We all remember the entirely untrue assertion about saving £350 million, written on the side of a bus. But Johnson doubled down on it and this week is doubling down on supposed Brexit solutions which have already been comprehensively rejected by the EU.

Take Johnson’s claims that he would aim to secure “something along the lines of the Brady amendment and the Malthouse compromise”.

Let’s unpack that. The Brady amendment did secure a majority in the House of Commons in January. It postulated “alternative arrangements” to the Irish backstop as the key which would allow May’s withdrawal proposals to pass.

However, no one since its passage has been able to define what those alternative arrangements would be, and the EU has been very clear that any change to the backstop is, in those or any other circumstances, simply not possible.

So, five months on, the Brady amendment remains in the realm of political fantasy with not a fact to back it up.

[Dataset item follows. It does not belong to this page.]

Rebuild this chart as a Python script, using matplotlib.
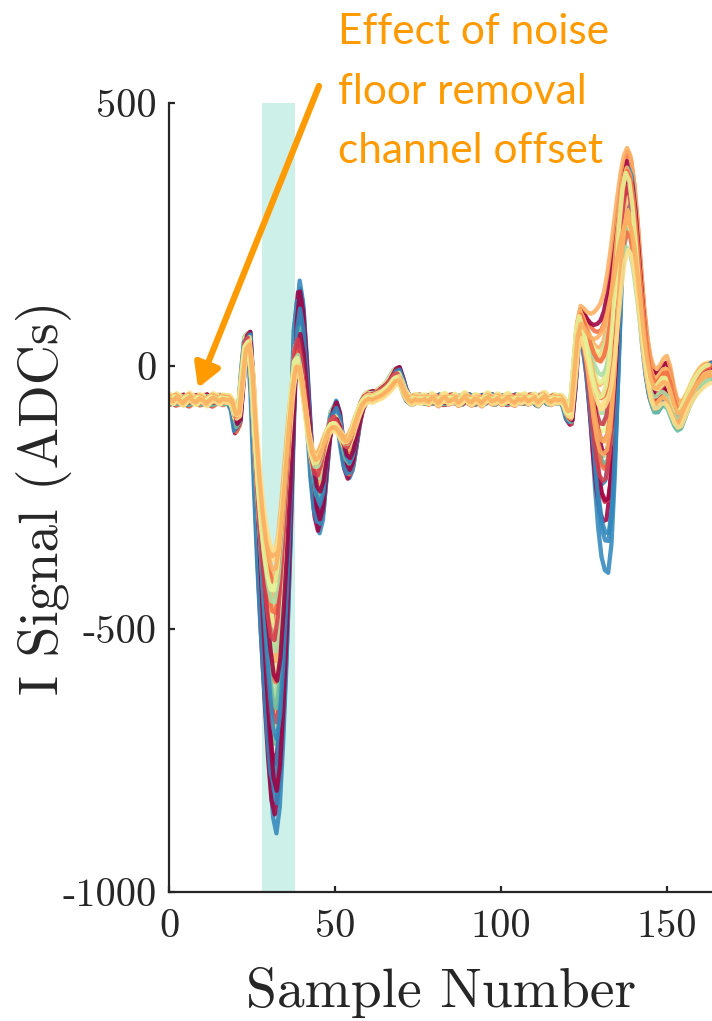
import numpy as np
import matplotlib
matplotlib.use("Agg")
import matplotlib.pyplot as plt

# ---------------- data ----------------
samples = np.arange(0, 164)

# baseline noise floor, two observed patterns (samples 0..16 and 77..115)
pre_a = [-60, -66, -58, -64, -70, -62, -57, -65, -68, -60, -63, -71, -64, -58, -62, -67, -61]
pre_b = [-68, -62, -70, -65, -59, -67, -72, -63, -60, -69, -66, -58, -67, -72, -65, -60, -68]
mid_a = [-62, -67, -59, -63, -70, -61, -58, -66, -64, -60, -69, -63, -57, -65, -68, -61, -63,
         -70, -62, -58, -66, -64, -60, -67, -63, -58, -65, -69, -61, -64, -59, -66, -63, -60,
         -68, -62, -57, -64, -67]
mid_b = [-66, -60, -68, -64, -58, -67, -71, -62, -59, -66, -61, -69, -65, -58, -63, -70, -64,
         -59, -67, -62, -58, -68, -63, -60, -66, -71, -62, -58, -65, -61, -68, -63, -59, -66,
         -70, -62, -60, -67, -63]

# first reflection, samples 17..76
p1_strong = [-64, -66, -80, -125, -110, -15, 55, 62, -60, -250,
             -410, -545, -665, -775, -860, -890, -840, -720, -570, -380,
             -150, 90, 160, 120, 20, -100, -215, -290, -320, -295,
             -220, -140, -85, -68, -90, -150, -195, -215, -200, -160,
             -115, -80, -62, -55, -52, -56, -50, -45, -40, -32,
             -20, -8, -5, -25, -48, -62, -66, -63, -60, -62]
p1_weak = [-63, -63, -70, -88, -85, -25, 30, 40, -10, -110,
           -190, -255, -300, -330, -345, -340, -300, -235, -160, -90,
           -35, -10, -15, -50, -95, -135, -160, -168, -160, -145,
           -130, -120, -118, -120, -128, -135, -138, -132, -118, -100,
           -85, -72, -65, -62, -64, -60, -58, -55, -50, -45,
           -38, -30, -28, -40, -55, -63, -67, -62, -65, -64]

# second reflection, samples 116..163
p2_weak = [-62, -64, -63, -70, -85, -85, -25, 35, 55, 45,
           30, 20, 15, 15, 22, 35, 55, 75, 100, 130,
           155, 172, 180, 172, 145, 105, 60, 15, -25, -55,
           -70, -68, -62, -62, -70, -85, -100, -108, -105, -92,
           -78, -66, -57, -50, -45, -40, -37, -35]
p2_deep = [-62, -64, -63, -72, -100, -112, -50, 40, 70, 20,
           -40, -130, -230, -310, -365, -390, -395, -340, -210, -30,
           160, 300, 365, 350, 290, 200, 110, 30, -30, -70,
           -90, -90, -80, -72, -78, -95, -112, -122, -118, -100,
           -80, -62, -48, -35, -24, -14, -6, 0]
p2_tall = [-62, -64, -63, -70, -85, -80, 10, 90, 120, 115,
           108, 105, 108, 115, 125, 145, 180, 225, 275, 325,
           370, 405, 420, 405, 360, 290, 205, 125, 65, 25,
           5, 0, 8, 20, 25, 5, -30, -55, -62, -58,
           -48, -35, -20, -8, 2, 8, 10, 10]

palette = ["#9e0142", "#d53e4f", "#f46d43", "#fdae61", "#fee08b",
           "#e6f598", "#abdda4", "#66c2a5", "#3288bd"]
ch_color = [8, 0, 6, 1, 7, 2, 5, 8, 0, 3, 6, 4, 1, 2, 8, 5, 0, 3, 7, 4,
            2, 6, 1, 3, 8, 4, 5, 0, 3, 2, 4, 1, 3, 6, 4, 2, 3, 4, 5, 3]
ch_a = [1.00, 0.92, 0.78, 0.85, 0.70, 0.80, 0.62, 0.90, 0.75, 0.58,
        0.52, 0.66, 0.60, 0.48, 0.82, 0.44, 0.86, 0.40, 0.55, 0.36,
        0.32, 0.38, 0.28, 0.26, 0.68, 0.22, 0.30, 0.46, 0.18, 0.24,
        0.14, 0.34, 0.10, 0.20, 0.06, 0.12, 0.04, 0.00, 0.16, 0.08]
ch_c = [1.00, 0.80, 0.55, 0.60, 0.45, 0.10, 0.40, 0.85, 0.05, 0.30,
        0.35, 0.20, 0.70, 0.50, 0.65, 0.25, 0.75, 0.15, 0.50, 0.40,
        0.60, 0.20, 0.45, 0.00, 0.90, 0.30, 0.10, 0.55, 0.35, 0.25,
        0.15, 0.65, 0.45, 0.05, 0.10, 0.20, 0.50, 0.25, 0.35, 0.00]
ch_p = [0.00, 0.15, 0.20, 0.30, 0.35, 0.90, 0.10, 0.05, 0.85, 0.50,
        0.25, 0.60, 0.10, 0.30, 0.20, 0.40, 0.20, 0.70, 0.00, 0.45,
        0.25, 0.30, 0.40, 1.00, 0.10, 0.20, 0.35, 0.35, 0.55, 0.10,
        0.50, 0.15, 0.15, 0.15, 0.30, 0.65, 0.05, 0.00, 0.50, 0.40]
ch_offset = [2, -6, 5, -3, 7, -8, 0, 4, -4, 6, -2, 8, -7, 3, -5, 1, 6, -1, -8, 4,
             -3, 7, 2, -6, 5, -2, 8, -5, 0, 3, -7, 6, -4, 1, 7, -3, 4, -6, 2, -1]
ch_shift = [0.3, -0.2, 0.1, 0.4, -0.4, 0.2, -0.1, 0.5, 0.0, -0.3,
            0.2, -0.2, 0.3, 0.1, -0.5, 0.0, 0.4, -0.1, 0.2, -0.3,
            0.1, 0.3, -0.2, 0.0, 0.4, -0.4, 0.2, 0.5, -0.1, 0.0,
            0.3, -0.3, 0.1, -0.2, 0.2, 0.0, -0.1, 0.3, -0.4, 0.1]

band_x = (28, 38)

xticks = [0, 50, 100, 150]
yticks = [-1000, -500, 0, 500]
ytick_labels = ["-1000", "-500", "0", "500"]

# ---------------- figure ----------------
plt.rcParams["font.family"] = "cmr10"
plt.rcParams["axes.unicode_minus"] = False
plt.rcParams["mathtext.fontset"] = "cm"

W, H = 712, 1021
fig = plt.figure(figsize=(W / 100, H / 100), dpi=100)
ax = fig.add_axes([169.3 / W, 1 - 892.3 / H, 1 - 169.3 / W, (892.3 - 102.7) / H])

pa, pb = np.array(pre_a, float), np.array(pre_b, float)
ma, mb = np.array(mid_a, float), np.array(mid_b, float)
s1, w1 = np.array(p1_strong, float), np.array(p1_weak, float)
wk, dp, tl = np.array(p2_weak, float), np.array(p2_deep, float), np.array(p2_tall, float)

for col, a, c, p, off, sh in zip(ch_color, ch_a, ch_c, ch_p, ch_offset, ch_shift):
    y = np.concatenate([
        pa + a * (pb - pa),
        w1 + a * (s1 - w1),
        ma + c * (mb - ma),
        wk + c * (dp - wk) + p * (tl - wk),
    ]) + off
    ax.plot(samples + sh, y, color=palette[col], lw=3.1, alpha=0.88,
            solid_joinstyle="round", solid_capstyle="round", zorder=2)

ax.axvspan(band_x[0], band_x[1], color="#cdf0e8", lw=0, zorder=1)

ax.set_xlim(0, 163.6)
ax.set_ylim(-1000, 500)
ax.set_xticks(xticks)
ax.set_yticks(yticks)
ax.set_yticklabels(ytick_labels)
ax.set_xticklabels([str(t) for t in xticks])

for s in ["top", "right"]:
    ax.spines[s].set_visible(False)
for s in ["left", "bottom"]:
    ax.spines[s].set_color("#262626")
    ax.spines[s].set_linewidth(1.6)
ax.tick_params(direction="in", length=4, width=1.6, color="#262626",
               labelsize=29, labelcolor="#262626")
ax.tick_params(axis="x", pad=12)
ax.tick_params(axis="y", pad=9)

ax.set_xlabel("Sample Number", fontsize=40, color="#262626")
ax.set_ylabel("I Signal (ADCs)", fontsize=40, color="#262626")
ax.xaxis.set_label_coords(0.5, -0.094)
ax.yaxis.set_label_coords(-0.179, 0.5)

orange = "#FF9A00"
fig.text(338 / W, 1 - 13 / H, "Effect of noise\nfloor removal\nchannel offset",
         family="Lato", fontsize=30.5, color=orange, ha="left", va="top",
         linespacing=1.7)

ax.annotate("", xy=(198, H - 388), xycoords="figure pixels",
            xytext=(319, H - 86), textcoords="figure pixels",
            arrowprops=dict(arrowstyle="-|>,head_length=1.4,head_width=0.8",
                            color=orange, lw=4.5, shrinkA=0, shrinkB=0),
            annotation_clip=False)

fig.savefig("out.png", dpi=100)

Similarly, the Malthouse compromise, which was devised by the man who was Johnson’s former deputy when he was Mayor of London, has never been any more than a type of “what-if” speculation.

The so-called “compromise” is a form of managed no deal which, it is claimed, would give the best prospect for a clean withdrawal. But while that is still being peddled by Johnson and his cronies, it was specifically and completely ruled out by the EU months ago, and again last week by the Irish Taoiseach.

In fact, the EU has already put in place its own arrangements for a no-deal Brexit and has no interest in making things easier for the UK.

This would be, in fiction, a gripping tale. A proven liar and political fantasist, on the verge of taking the highest office in the land, is peddling non-existent political solutions to a grave crisis just to get himself into office with not an idea about what he would do then.

But it is not fiction, it is fact. It is a further escalation of the worst political disaster I have witnessed in my 65 years, more than 30 of which have been spent in front-line Scottish politics.

And unless Scotland walks away from it – and him – it is likely to drag us down along with the whole of the UK.